September 12, 2005

Four-in-ten Question Rebuilding New Orleans in Present Location

Roberts Gains Support, But Remains A Mystery To Many

Summary of Findings

With hearings on the nomination of John Roberts beginning today in Washington, a growing number of Americans say that Roberts should be confirmed as chief justice. In polling conducted over the weekend by the Pew Research Center, 46% expressed support for Roberts’s confirmation, up from 35% in a poll conducted last week. Opposition to Roberts was mostly unchanged (21% now, 19% last week). A third of respondents had no opinion, down from 46% last week.

With President Bush facing the task of filling another court vacancy, public opinion continues to tilt in favor of maintaining the court’s ideological balance. About four-in-ten (39%) believe Bush should nominate people who will keep the court about as it is now; 30% favor Bush selecting nominees who will make the court more conservative; and 24% say Bush should choose nominees who will move the court in a more liberal direction. The balance of opinion on this issue has been stable since March.

The latest national survey by the Pew Research Center for the People & the Press, conducted among 1,523 Americans Sept. 8-11, finds about half (48%) saying that the president’s choices of the next Supreme Court justices are very important to them personally; this percentage has remained steady since June. A similar number (46%) said the nomination of a chief justice was personally very important to them.

As expected, there are partisan differences over Roberts’s nomination, though about as many Democrats support his confirmation as oppose it (31% vs. 33%). A relatively high proportion of Democrats and independents (36% each) declined to offer an opinion. About two-thirds of Republicans (68%) believe the Senate should confirm Roberts, but even among Republicans about a quarter (24%) did not express an opinion.

More Disapprove of Local Hurricane Response

Two weeks after Hurricane Katrina hit New Orleans and the Gulf Coast, the public has become significantly more critical of the response by state and local governments in Mississippi and Louisiana. Currently, just 34% give state and local governments an excellent or good rating on their handling of the disaster, down from 41% last week. Public evaluations of the federal government’s response to the disaster are largely unchanged from last week ­ 37% positive, 61% negative.

Judgments about the performance of state and local governments are similar among Republicans and Democrats (34% positive for Republicans, 37% for Democrats), unlike views of the federal government’s response which are highly partisan. Similarly, whites and blacks have identical views about the state and local response, but blacks are much more negative than whites about how the federal government has dealt with the hurricane’s impact.

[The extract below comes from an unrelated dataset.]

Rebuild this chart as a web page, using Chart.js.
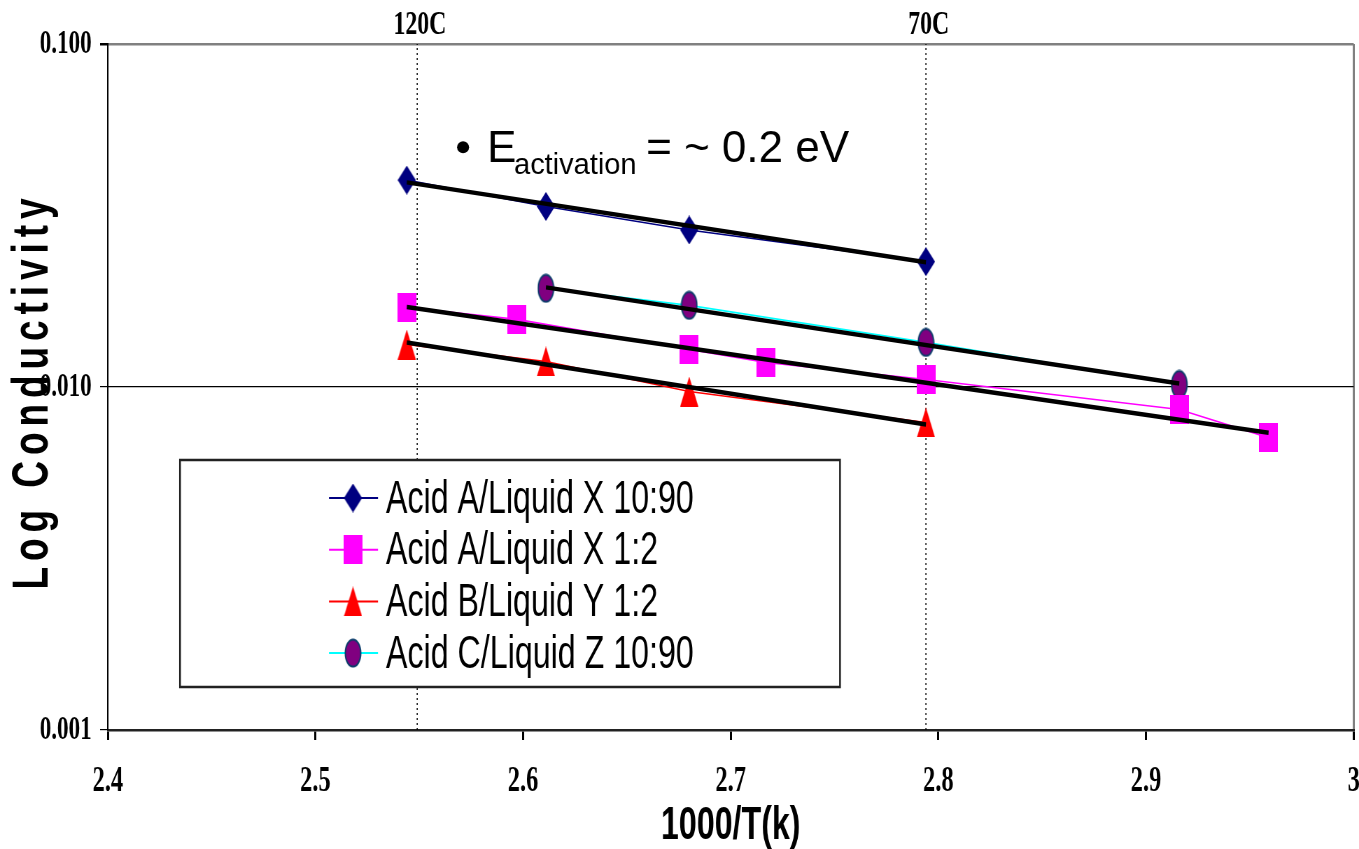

The news media continue to get good evaluations for their coverage of the disaster, with 63% rating the press performance excellent or good ­ about the same as last week. While the hurricane’s aftermath continues to dominate the news, just 23% of those polled said news organizations are giving it too much coverage. Most said the level of coverage was about right (61%); 14% ­ including 29% of African-Americans ­ thought there had been too little coverage.

Despite the outpouring of sympathy and donations to the relief effort in the Gulf Coast region, the public is divided on the question of whether the federal government should help pay for rebuilding New Orleans. Just over half (51%) say it should, but 41% think it is too risky to rebuild the city in its present location. Modest majorities of Democrats (55%) and independents (53%) believe the federal government should help pay for rebuilding New Orleans, while Republicans are divided; 44% think the government should help, while 47% believe it is too risky.

There is a deeper partisan divide over whether the U.S. has sufficient military forces to fight effectively in Iraq and still respond to domestic crises like the hurricane. Seven-in-ten Republicans say the U.S. has enough forces to accomplish both missions; only about half as many Democrats and independents agree (32% and 38%, respectively).